◆ **Problem statement**: Exactly the lines from the start of the data below through the line that contains "ch1_amp_mV = 65.0" are to be copied, with pictures left out.

* * * * * * *

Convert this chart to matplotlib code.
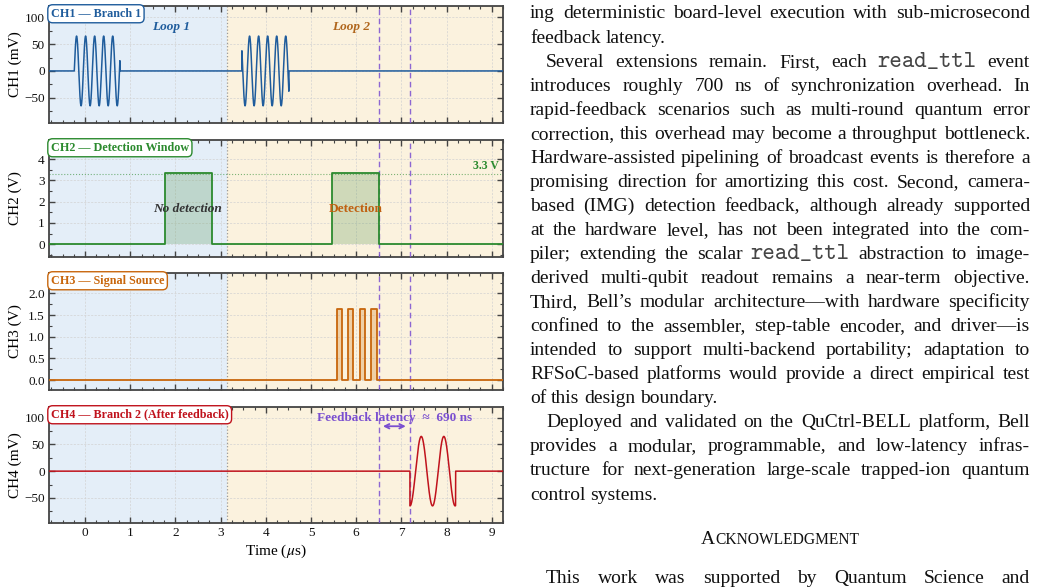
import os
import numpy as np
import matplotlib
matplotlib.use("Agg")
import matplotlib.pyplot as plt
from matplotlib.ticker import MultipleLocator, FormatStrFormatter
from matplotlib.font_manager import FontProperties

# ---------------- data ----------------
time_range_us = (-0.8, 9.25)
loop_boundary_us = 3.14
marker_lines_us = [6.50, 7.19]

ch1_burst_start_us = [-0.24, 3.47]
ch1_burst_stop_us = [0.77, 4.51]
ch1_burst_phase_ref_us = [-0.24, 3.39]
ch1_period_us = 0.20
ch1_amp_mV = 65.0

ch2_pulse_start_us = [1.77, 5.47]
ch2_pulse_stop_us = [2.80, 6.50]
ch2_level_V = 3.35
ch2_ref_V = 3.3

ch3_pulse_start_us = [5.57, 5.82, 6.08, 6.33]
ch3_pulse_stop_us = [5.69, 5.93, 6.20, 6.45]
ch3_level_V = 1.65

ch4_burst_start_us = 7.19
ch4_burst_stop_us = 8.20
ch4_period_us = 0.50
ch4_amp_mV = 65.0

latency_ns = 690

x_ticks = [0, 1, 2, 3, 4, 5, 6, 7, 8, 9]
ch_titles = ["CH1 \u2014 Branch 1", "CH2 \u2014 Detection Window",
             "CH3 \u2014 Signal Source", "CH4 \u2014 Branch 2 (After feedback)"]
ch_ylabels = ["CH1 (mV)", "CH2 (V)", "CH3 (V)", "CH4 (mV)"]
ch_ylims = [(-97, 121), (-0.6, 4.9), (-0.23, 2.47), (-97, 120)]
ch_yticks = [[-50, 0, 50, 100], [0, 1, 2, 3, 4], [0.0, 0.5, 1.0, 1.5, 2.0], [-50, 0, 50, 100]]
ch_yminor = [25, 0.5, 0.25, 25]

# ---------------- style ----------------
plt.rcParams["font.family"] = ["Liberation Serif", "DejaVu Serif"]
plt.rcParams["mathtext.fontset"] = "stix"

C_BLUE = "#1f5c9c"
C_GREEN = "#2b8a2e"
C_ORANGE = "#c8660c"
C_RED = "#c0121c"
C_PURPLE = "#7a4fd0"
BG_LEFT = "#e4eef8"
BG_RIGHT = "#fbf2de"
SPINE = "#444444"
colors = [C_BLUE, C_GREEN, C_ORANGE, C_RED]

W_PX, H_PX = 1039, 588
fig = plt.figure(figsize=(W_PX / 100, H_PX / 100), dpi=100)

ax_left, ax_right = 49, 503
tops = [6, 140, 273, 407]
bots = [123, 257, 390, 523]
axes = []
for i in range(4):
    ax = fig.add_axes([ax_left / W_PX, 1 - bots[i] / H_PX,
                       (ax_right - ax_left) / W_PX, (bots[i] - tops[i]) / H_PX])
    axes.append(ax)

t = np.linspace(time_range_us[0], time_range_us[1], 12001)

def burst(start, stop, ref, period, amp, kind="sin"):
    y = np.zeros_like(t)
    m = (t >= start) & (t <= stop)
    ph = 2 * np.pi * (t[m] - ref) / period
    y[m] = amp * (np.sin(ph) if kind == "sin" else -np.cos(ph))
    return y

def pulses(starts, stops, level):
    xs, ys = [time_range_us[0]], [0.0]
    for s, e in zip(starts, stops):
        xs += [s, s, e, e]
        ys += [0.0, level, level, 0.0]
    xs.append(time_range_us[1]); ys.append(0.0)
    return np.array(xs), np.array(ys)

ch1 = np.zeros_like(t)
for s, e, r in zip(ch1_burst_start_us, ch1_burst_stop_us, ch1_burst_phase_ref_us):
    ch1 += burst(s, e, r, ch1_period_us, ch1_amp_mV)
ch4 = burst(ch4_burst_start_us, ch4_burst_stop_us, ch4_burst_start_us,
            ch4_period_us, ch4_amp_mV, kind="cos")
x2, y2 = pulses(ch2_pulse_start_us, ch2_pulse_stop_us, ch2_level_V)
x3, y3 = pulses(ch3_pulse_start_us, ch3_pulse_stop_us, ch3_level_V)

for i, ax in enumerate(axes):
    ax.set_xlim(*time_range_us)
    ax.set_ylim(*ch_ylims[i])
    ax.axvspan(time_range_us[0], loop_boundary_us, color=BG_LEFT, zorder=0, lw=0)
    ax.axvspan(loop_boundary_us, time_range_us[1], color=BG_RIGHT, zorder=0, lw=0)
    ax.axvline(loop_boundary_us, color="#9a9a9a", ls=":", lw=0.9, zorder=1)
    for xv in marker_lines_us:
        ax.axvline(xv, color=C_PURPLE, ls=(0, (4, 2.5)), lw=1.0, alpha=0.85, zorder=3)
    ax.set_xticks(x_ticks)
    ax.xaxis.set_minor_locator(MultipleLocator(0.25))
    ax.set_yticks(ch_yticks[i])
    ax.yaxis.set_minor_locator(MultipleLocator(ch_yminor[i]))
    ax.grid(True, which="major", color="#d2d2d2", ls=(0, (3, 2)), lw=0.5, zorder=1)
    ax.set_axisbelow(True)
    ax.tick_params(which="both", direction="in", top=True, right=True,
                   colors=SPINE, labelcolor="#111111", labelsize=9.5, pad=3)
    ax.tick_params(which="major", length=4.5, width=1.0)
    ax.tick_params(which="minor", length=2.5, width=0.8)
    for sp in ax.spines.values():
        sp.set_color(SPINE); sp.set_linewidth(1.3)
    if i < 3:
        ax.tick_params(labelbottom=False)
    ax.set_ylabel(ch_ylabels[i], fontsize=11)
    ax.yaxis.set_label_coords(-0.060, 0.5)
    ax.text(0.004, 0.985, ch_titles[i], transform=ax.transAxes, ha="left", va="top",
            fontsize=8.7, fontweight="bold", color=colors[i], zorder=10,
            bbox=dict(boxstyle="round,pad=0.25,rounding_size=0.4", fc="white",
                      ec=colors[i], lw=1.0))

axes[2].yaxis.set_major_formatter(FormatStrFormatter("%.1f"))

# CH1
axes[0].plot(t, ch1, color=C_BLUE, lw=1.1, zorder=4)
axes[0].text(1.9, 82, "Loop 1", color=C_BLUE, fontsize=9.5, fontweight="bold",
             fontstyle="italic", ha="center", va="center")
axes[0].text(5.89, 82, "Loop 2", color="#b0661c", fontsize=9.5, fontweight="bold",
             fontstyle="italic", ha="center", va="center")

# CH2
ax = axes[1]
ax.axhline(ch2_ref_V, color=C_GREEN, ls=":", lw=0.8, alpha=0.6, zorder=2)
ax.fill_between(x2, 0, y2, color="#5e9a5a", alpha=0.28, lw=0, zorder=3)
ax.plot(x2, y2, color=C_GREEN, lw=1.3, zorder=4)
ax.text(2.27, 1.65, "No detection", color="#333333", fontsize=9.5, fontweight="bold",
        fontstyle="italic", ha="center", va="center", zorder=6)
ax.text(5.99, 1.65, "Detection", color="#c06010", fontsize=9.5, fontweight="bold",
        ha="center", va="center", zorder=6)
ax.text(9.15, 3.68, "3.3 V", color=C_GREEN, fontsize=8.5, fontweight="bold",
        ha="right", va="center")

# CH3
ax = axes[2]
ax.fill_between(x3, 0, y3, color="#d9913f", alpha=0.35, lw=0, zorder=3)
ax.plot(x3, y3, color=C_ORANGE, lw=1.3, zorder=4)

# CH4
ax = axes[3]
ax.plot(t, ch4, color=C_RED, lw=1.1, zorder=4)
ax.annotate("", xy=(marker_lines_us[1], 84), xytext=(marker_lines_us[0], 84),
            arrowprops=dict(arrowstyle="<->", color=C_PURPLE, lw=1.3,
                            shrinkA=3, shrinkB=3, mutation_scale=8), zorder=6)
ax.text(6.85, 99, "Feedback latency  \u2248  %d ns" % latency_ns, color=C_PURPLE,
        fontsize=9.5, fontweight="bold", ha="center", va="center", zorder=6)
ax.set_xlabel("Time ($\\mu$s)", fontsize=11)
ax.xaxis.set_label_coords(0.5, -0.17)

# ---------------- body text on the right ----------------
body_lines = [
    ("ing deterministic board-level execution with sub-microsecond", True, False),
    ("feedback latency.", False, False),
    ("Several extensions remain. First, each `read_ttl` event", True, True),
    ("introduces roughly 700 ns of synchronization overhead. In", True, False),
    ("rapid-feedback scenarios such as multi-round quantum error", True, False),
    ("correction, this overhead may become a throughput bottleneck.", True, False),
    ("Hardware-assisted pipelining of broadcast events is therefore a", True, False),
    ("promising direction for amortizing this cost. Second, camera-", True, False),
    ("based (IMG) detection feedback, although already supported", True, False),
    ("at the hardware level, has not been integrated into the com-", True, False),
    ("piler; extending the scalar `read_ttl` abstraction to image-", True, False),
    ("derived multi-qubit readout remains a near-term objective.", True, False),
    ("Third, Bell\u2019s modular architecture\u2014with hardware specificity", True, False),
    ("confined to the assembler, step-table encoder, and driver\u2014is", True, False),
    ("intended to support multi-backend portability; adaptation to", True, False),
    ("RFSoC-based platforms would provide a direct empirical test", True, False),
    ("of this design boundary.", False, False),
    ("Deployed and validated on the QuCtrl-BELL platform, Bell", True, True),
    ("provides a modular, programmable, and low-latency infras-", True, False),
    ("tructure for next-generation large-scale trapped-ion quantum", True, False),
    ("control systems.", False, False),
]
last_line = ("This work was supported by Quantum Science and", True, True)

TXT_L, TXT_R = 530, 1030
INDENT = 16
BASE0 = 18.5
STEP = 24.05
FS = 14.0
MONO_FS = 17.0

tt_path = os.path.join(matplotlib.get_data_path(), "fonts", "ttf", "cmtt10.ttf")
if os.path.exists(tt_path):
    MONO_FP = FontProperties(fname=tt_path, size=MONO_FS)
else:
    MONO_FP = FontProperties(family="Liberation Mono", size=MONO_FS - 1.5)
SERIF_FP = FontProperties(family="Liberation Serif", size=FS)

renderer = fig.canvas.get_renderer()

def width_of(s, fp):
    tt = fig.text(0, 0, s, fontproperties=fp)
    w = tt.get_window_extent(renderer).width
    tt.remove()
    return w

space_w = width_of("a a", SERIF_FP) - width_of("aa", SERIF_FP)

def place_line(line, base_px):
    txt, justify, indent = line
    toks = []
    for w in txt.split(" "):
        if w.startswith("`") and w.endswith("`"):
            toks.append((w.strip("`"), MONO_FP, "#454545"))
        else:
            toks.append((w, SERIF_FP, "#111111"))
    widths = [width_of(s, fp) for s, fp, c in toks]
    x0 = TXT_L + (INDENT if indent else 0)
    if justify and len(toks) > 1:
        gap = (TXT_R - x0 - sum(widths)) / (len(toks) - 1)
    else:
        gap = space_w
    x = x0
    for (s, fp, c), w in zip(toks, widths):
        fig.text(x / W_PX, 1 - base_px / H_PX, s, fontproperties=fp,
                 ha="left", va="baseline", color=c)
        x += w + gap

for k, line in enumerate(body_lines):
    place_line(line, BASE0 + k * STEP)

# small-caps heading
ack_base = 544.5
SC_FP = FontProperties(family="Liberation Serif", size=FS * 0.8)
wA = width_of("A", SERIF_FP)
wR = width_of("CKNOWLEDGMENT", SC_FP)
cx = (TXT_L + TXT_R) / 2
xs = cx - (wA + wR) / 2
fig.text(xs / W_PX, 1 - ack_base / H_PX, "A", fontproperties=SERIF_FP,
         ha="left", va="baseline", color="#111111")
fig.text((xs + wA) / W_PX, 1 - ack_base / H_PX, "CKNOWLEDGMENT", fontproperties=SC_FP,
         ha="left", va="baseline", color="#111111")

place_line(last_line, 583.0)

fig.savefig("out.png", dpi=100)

* * * * * * *

◆ **Answer for this exercise**:
Convert this chart to matplotlib code.
import os
import numpy as np
import matplotlib
matplotlib.use("Agg")
import matplotlib.pyplot as plt
from matplotlib.ticker import MultipleLocator, FormatStrFormatter
from matplotlib.font_manager import FontProperties

# ---------------- data ----------------
time_range_us = (-0.8, 9.25)
loop_boundary_us = 3.14
marker_lines_us = [6.50, 7.19]

ch1_burst_start_us = [-0.24, 3.47]
ch1_burst_stop_us = [0.77, 4.51]
ch1_burst_phase_ref_us = [-0.24, 3.39]
ch1_period_us = 0.20
ch1_amp_mV = 65.0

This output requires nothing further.